Bouncing off of this, Wendy Rickman, the division administrator for Adult, Child, and Family Services for the Human Services Department, visualized the economic struggles she saw clients face.

“From my perspective, there are a bunch of people swimming uphill,” she said. The majority of her clients are working at least one job, she said, and even with their jobs, they qualify for benefits.

Human Services can provide programs such as food assistance and childcare assistance for those who qualify.

Hightshoe addressed what she called misconceptions about subsidized housing, which is housing subsidized to be more affordable for those in need.

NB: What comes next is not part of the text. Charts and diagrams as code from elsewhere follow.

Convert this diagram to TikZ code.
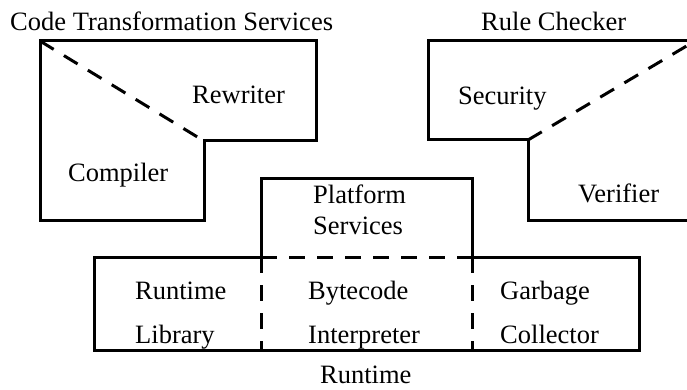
\documentclass[tikz,border=0pt]{standalone}
\usepackage{fontspec}
\setmainfont{Liberation Serif}
\begin{document}
\begin{tikzpicture}[x=1pt,y=-1pt,
  outline/.style={line width=3pt,line join=miter},
  dashline/.style={line width=3pt,dash pattern=on 16pt off 12pt},
  lbl/.style={anchor=base west,inner sep=0pt,font=\fontsize{26.5}{30}\selectfont}]
\useasboundingbox (0,0) rectangle (687,390);
\clip (0,0) rectangle (687,390);
% coordinates
\coordinate (ctA) at (40,41);
\coordinate (ctB) at (316,41);
\coordinate (ctC) at (316,141);
\coordinate (ctD) at (204,141);
\coordinate (ctE) at (204,220);
\coordinate (ctF) at (40,220);
\coordinate (rcA) at (428,41);
\coordinate (rcB) at (695,41);
\coordinate (rcC) at (695,220);
\coordinate (rcD) at (528,220);
\coordinate (rcE) at (528,140);
\coordinate (rcF) at (428,140);
\coordinate (psL) at (261,257);
\coordinate (psTL) at (261,178);
\coordinate (psTR) at (472,178);
\coordinate (psR) at (472,257);
\coordinate (rtTL) at (94,257);
\coordinate (rtBL) at (94,350);
\coordinate (rtBR) at (639,350);
\coordinate (rtTR) at (639,257);
\coordinate (rtB1) at (261,350);
\coordinate (rtB2) at (472,350);
% Code Transformation Services
\draw[outline] (ctA) -- (ctB) -- (ctC) -- (ctD) -- (ctE) -- (ctF) -- cycle;
\draw[dashline] (ctA) -- (ctD);
% Rule Checker
\draw[outline] (rcA) -- (rcB) -- (rcC) -- (rcD) -- (rcE) -- (rcF) -- cycle;
\draw[dashline] (rcE) -- (rcB);
% Platform Services
\draw[outline] (psL) -- (psTL) -- (psTR) -- (psR);
% Runtime
\draw[outline] (psL) -- (rtTL) -- (rtBL) -- (rtBR) -- (rtTR) -- (psR);
\draw[dashline] (psL) -- (psR);
\draw[dashline] (psL) -- (rtB1);
\draw[dashline] (psR) -- (rtB2);
% labels
\node[lbl] (tCTS) at (10,31) {Code Transformation Services};
\node[lbl] (tRC) at (481,31) {Rule Checker};
\node[lbl] (tRew) at (192,104) {Rewriter};
\node[lbl] (tComp) at (68,182) {Compiler};
\node[lbl] (tSec) at (458,105) {Security};
\node[lbl] (tVer) at (578,202) {Verifier};
\node[lbl] (tPlat) at (313,203) {Platform};
\node[lbl] (tServ) at (313,234) {Services};
\node[lbl] (tRL1) at (135,299) {Runtime};
\node[lbl] (tRL2) at (135,343) {Library};
\node[lbl] (tBI1) at (308,299) {Bytecode};
\node[lbl] (tBI2) at (308,343) {Interpreter};
\node[lbl] (tGC1) at (500,299) {Garbage};
\node[lbl] (tGC2) at (500,343) {Collector};
\node[lbl] (tRT) at (320,383) {Runtime};
\end{tikzpicture}
\end{document}
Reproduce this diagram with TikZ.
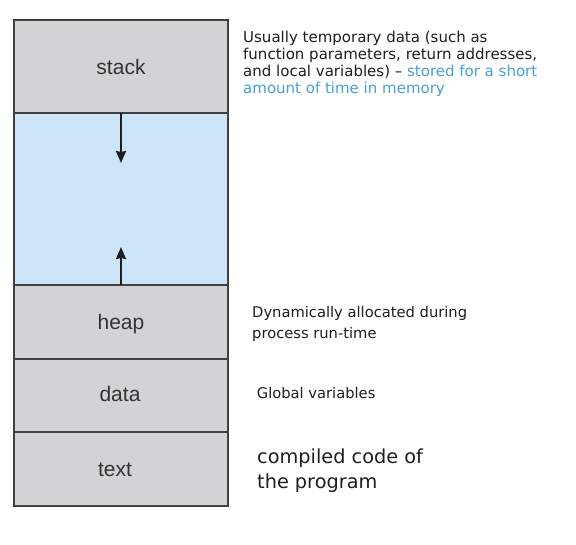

“About 60 percent of the people on these vouchers are elderly and disabled,” she said. “If they aren’t elderly or disabled, they’re working. And we need these people like cashiers and retail clerks.”

The panel also touched on the stigma of increased crime that comes with new affordable housing, addressing the discomfort people have with new affordable housing building projects.

“Subsidized houses do not cause crime,” Hightshoe said. “We see a lot of subsidized housing and we don’t see crime.”

She said there’s a lot of evidence if you put someone, like a child, in permanent housing before age 13, they are less likely to commit crimes, need less special-education services, and have a higher income throughout their lifetimes.

“There’s not one kid I’ve met that hasn’t had a fire that we can either nurture or put out,” Rickman said.